### EXERCISE AIM
Exactly how many lines have the word "like"? Answer with the bare number.

### RECORDS FOR THE TASK

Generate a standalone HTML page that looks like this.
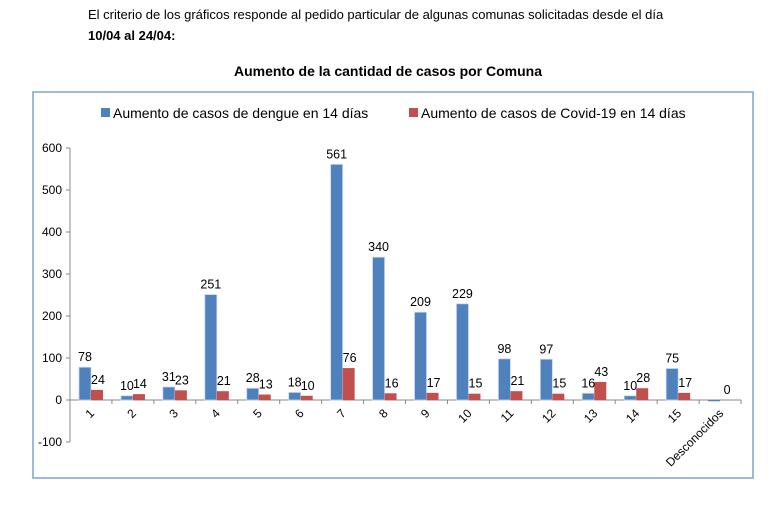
<!DOCTYPE html>
<html><head><meta charset="utf-8"><style>
body{margin:0;background:#fff;width:776px;height:507px;overflow:hidden;font-family:"Liberation Sans",sans-serif}
</style></head><body>
<svg width="776" height="507" xmlns="http://www.w3.org/2000/svg" font-family="Liberation Sans, sans-serif">
<text x="88" y="19" font-size="13" fill="#000">El criterio de los gráficos responde al pedido particular de algunas comunas solicitadas desde el día</text>
<text x="88" y="40" font-size="13" font-weight="bold" fill="#000">10/04 al 24/04:</text>
<text x="388" y="76" font-size="14" font-weight="bold" text-anchor="middle" fill="#000">Aumento de la cantidad de casos por Comuna</text>
<rect x="33" y="92" width="720" height="386" fill="none" stroke="#7aa3d6" stroke-width="1.5"/>
<rect x="101" y="108" width="9" height="9" fill="#4f81bd"/>
<text x="113" y="118" font-size="14" fill="#000">Aumento de casos de dengue en 14 días</text>
<rect x="409" y="108" width="9" height="9" fill="#c0504d"/>
<text x="421" y="118" font-size="14" fill="#000">Aumento de casos de Covid-19 en 14 días</text>
<g id="chart"></g>
</svg>
<script>
const g=document.getElementById('chart');const ns='http://www.w3.org/2000/svg';
function el(t,a,txt){const e=document.createElementNS(ns,t);for(const k in a)e.setAttribute(k,a[k]);if(txt!==undefined)e.textContent=txt;g.appendChild(e);return e;}
const y0=400,s=0.42,x0=70,w=41.94;
el('line',{x1:x0,y1:148,x2:x0,y2:442,stroke:'#888'});
for(let v=-100;v<=600;v+=100){const y=y0-v*s;el('line',{x1:x0-4,y1:y,x2:x0,y2:y,stroke:'#888'});el('text',{x:x0-8,y:y+4,'font-size':'12','text-anchor':'end'},String(v));}
el('line',{x1:x0,y1:y0,x2:x0+16*w,y2:y0,stroke:'#888'});
const d=[78,10,31,251,28,18,561,340,209,229,98,97,16,10,75,-3];
const c=[24,14,23,21,13,10,76,16,17,15,21,15,43,28,17,0];
const lab=['1','2','3','4','5','6','7','8','9','10','11','12','13','14','15','Desconocidos'];
for(let i=0;i<16;i++){
 const cx=x0+i*w;
 el('line',{x1:cx+w,y1:y0,x2:cx+w,y2:y0+4,stroke:'#888'});
 const bx=cx+9,rx=cx+21;
 const dh=d[i]*s;
 if(d[i]>=0)el('rect',{x:bx,y:y0-dh,width:12,height:dh,fill:'#4f81bd',stroke:'#c6d6ec','stroke-width':'0.8'});
 else el('rect',{x:bx,y:y0,width:12,height:-dh,fill:'#4f81bd'});
 const ch=c[i]*s;
 el('rect',{x:rx,y:y0-ch,width:12,height:ch,fill:'#c0504d'});
 if(i<15)el('text',{x:bx+6,y:y0-Math.max(dh,0)-6,'font-size':'12.5','text-anchor':'middle'},String(d[i]));
 el('text',{x:rx+7,y:y0-ch-6,'font-size':'12.5','text-anchor':'middle'},String(c[i]));
 const lx=cx+w/2+4,ly=y0+14;
 el('text',{x:lx,y:ly,'font-size':'12','text-anchor':'end',transform:`rotate(-45 ${lx} ${ly})`},lab[i]);
}
</script>
</body></html>
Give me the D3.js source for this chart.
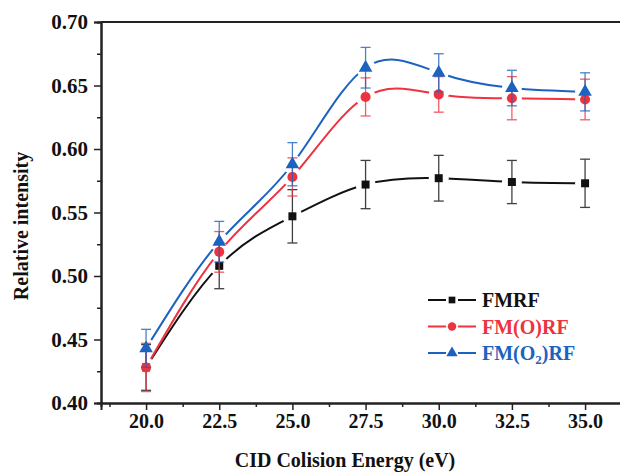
<!DOCTYPE html>
<html>
<head>
<meta charset="utf-8">
<script src="https://cdn.jsdelivr.net/npm/d3@7"></script>
<style>
  body { margin: 0; background: #fff; }
  svg { display: block; font-family: "Liberation Serif", "Times New Roman", serif; font-weight: bold; }
</style>
</head>
<body>
<svg id="chart" width="620" height="473"></svg>
<script>
// CID collision energy (eV)
const energy = [20, 22.5, 25, 27.5, 30, 32.5, 35];

const fmrf = [0.428, 0.508, 0.547, 0.572, 0.577, 0.574, 0.573];
const fmrfErr = [0.018, 0.018, 0.021, 0.019, 0.018, 0.017, 0.019];

const fmorf = [0.428, 0.519, 0.578, 0.641, 0.643, 0.640, 0.639];
const fmorfErr = [0.019, 0.016, 0.015, 0.015, 0.014, 0.017, 0.016];

const fmo2rf = [0.443, 0.527, 0.588, 0.664, 0.660, 0.648, 0.645];
const fmo2rfErr = [0.015, 0.016, 0.017, 0.016, 0.015, 0.014, 0.015];

const xTicks = [20, 22.5, 25, 27.5, 30, 32.5, 35];
const yTicks = [0.40, 0.45, 0.50, 0.55, 0.60, 0.65, 0.70];

const series = [
    { name: "FMRF", values: fmrf, errs: fmrfErr, color: "#111111", symbol: d3.symbolSquare, size: 64 },
    { name: "FM(O)RF", values: fmorf, errs: fmorfErr, color: "#ee3340", symbol: d3.symbolCircle, size: 80 },
    { name: "FM(O2)RF", values: fmo2rf, errs: fmo2rfErr, color: "#1c63bf", symbol: d3.symbolTriangle, size: 80 }
];

const plotLeft = 101, plotTop = 22, plotBottom = 403;
const pxPerUnit = (585 - 146) / 15;
const serif = '"Liberation Serif", "Times New Roman", serif';

const x = d3.scaleLinear()
    .domain([18.46, 36.6])
    .range([plotLeft, plotLeft + 18.14 * pxPerUnit]);
const y = d3.scaleLinear()
    .domain([0.40, 0.70])
    .range([plotBottom, plotTop]);

const svg = d3.select("#chart");
const defs = svg.append("defs");

// axes: major ticks outward, minor ticks halfway
const xAxis = svg.append("g")
    .attr("transform", "translate(0," + plotBottom + ")")
    .call(d3.axisBottom(x).tickValues(xTicks).tickFormat(d3.format(".1f")).tickSize(7).tickPadding(4));
svg.append("g")
    .attr("transform", "translate(0," + plotBottom + ")")
    .call(d3.axisBottom(x).tickValues(d3.range(18.75, 36.5, 2.5)).tickFormat("").tickSize(4));

const yAxis = svg.append("g")
    .attr("transform", "translate(" + plotLeft + ",0)")
    .call(d3.axisLeft(y).tickValues(yTicks).tickFormat(d3.format(".2f")).tickSize(7).tickPadding(6));
svg.append("g")
    .attr("transform", "translate(" + plotLeft + ",0)")
    .call(d3.axisLeft(y).tickValues(d3.range(0.425, 0.7, 0.05)).tickFormat("").tickSize(4));

svg.selectAll(".domain").attr("stroke", "#222").attr("stroke-width", 2);
svg.selectAll(".tick line").attr("stroke", "#222").attr("stroke-width", 1.5);
xAxis.attr("font-family", serif).attr("font-weight", "bold");
yAxis.attr("font-family", serif).attr("font-weight", "bold");
xAxis.selectAll("text").attr("font-size", 20).attr("fill", "#111");
yAxis.selectAll("text").attr("font-size", 21).attr("fill", "#111");

// top frame line
svg.append("line")
    .attr("x1", plotLeft).attr("x2", 620)
    .attr("y1", plotTop).attr("y2", plotTop)
    .attr("stroke", "#222").attr("stroke-width", 2);

// axis titles
svg.append("text")
    .attr("x", 345).attr("y", 467)
    .attr("text-anchor", "middle")
    .attr("font-size", 20)
    .attr("fill", "#111")
    .text("CID Colision Energy (eV)");

svg.append("text")
    .attr("transform", "translate(28,226) rotate(-90)")
    .attr("text-anchor", "middle")
    .attr("font-size", 20)
    .attr("fill", "#111")
    .text("Relative intensity");

const line = d3.line()
    .x(d => x(d[0]))
    .y(d => y(d[1]))
    .curve(d3.curveNatural);

series.forEach((s, i) => {
    const pts = energy.map((e, j) => [e, s.values[j]]);

    // gap around each symbol, like the original plot
    const mask = defs.append("mask").attr("id", "gap" + i)
        .attr("maskUnits", "userSpaceOnUse")
        .attr("x", 0).attr("y", 0).attr("width", 620).attr("height", 473);
    mask.append("rect").attr("x", 0).attr("y", 0).attr("width", 620).attr("height", 473).attr("fill", "#fff");
    mask.selectAll("circle").data(pts).enter().append("circle")
        .attr("cx", d => x(d[0])).attr("cy", d => y(d[1])).attr("r", 10).attr("fill", "#000");

    svg.append("path")
        .datum(pts)
        .attr("d", line)
        .attr("fill", "none")
        .attr("stroke", s.color)
        .attr("stroke-width", 2)
        .attr("mask", "url(#gap" + i + ")");

    const eb = svg.append("g").attr("stroke", s.color).attr("stroke-width", 1.3).attr("opacity", 0.8);
    energy.forEach((e, j) => {
        const cx = x(e), y0 = y(s.values[j] - s.errs[j]), y1 = y(s.values[j] + s.errs[j]);
        eb.append("line").attr("x1", cx).attr("x2", cx).attr("y1", y0).attr("y2", y1);
        eb.append("line").attr("x1", cx - 5).attr("x2", cx + 5).attr("y1", y0).attr("y2", y0);
        eb.append("line").attr("x1", cx - 5).attr("x2", cx + 5).attr("y1", y1).attr("y2", y1);
    });

    svg.append("g").selectAll("path").data(pts).enter().append("path")
        .attr("d", d3.symbol().type(s.symbol).size(s.size))
        .attr("transform", d => "translate(" + x(d[0]) + "," + y(d[1]) + ")")
        .attr("fill", s.color);
});

// legend
const legend = svg.append("g");
series.forEach((s, i) => {
    const cy = 300 + i * 26.5;
    const row = legend.append("g");
    row.append("line").attr("x1", 428).attr("x2", 446).attr("y1", cy).attr("y2", cy)
        .attr("stroke", s.color).attr("stroke-width", 2);
    row.append("line").attr("x1", 458).attr("x2", 476).attr("y1", cy).attr("y2", cy)
        .attr("stroke", s.color).attr("stroke-width", 2);
    row.append("path")
        .attr("d", d3.symbol().type(s.symbol).size(s.size * 0.7))
        .attr("transform", "translate(452," + cy + ")")
        .attr("fill", s.color);
    const t = row.append("text")
        .attr("x", 482).attr("y", cy + 7)
        .attr("font-size", 20)
        .attr("fill", s.color);
    if (s.name === "FM(O2)RF") {
        t.append("tspan").text("FM(O");
        t.append("tspan").attr("font-size", 13).attr("dy", 4).text("2");
        t.append("tspan").attr("dy", -4).text(")RF");
    } else {
        t.text(s.name);
    }
});
</script>
</body>
</html>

### SOLVED PROBLEM
2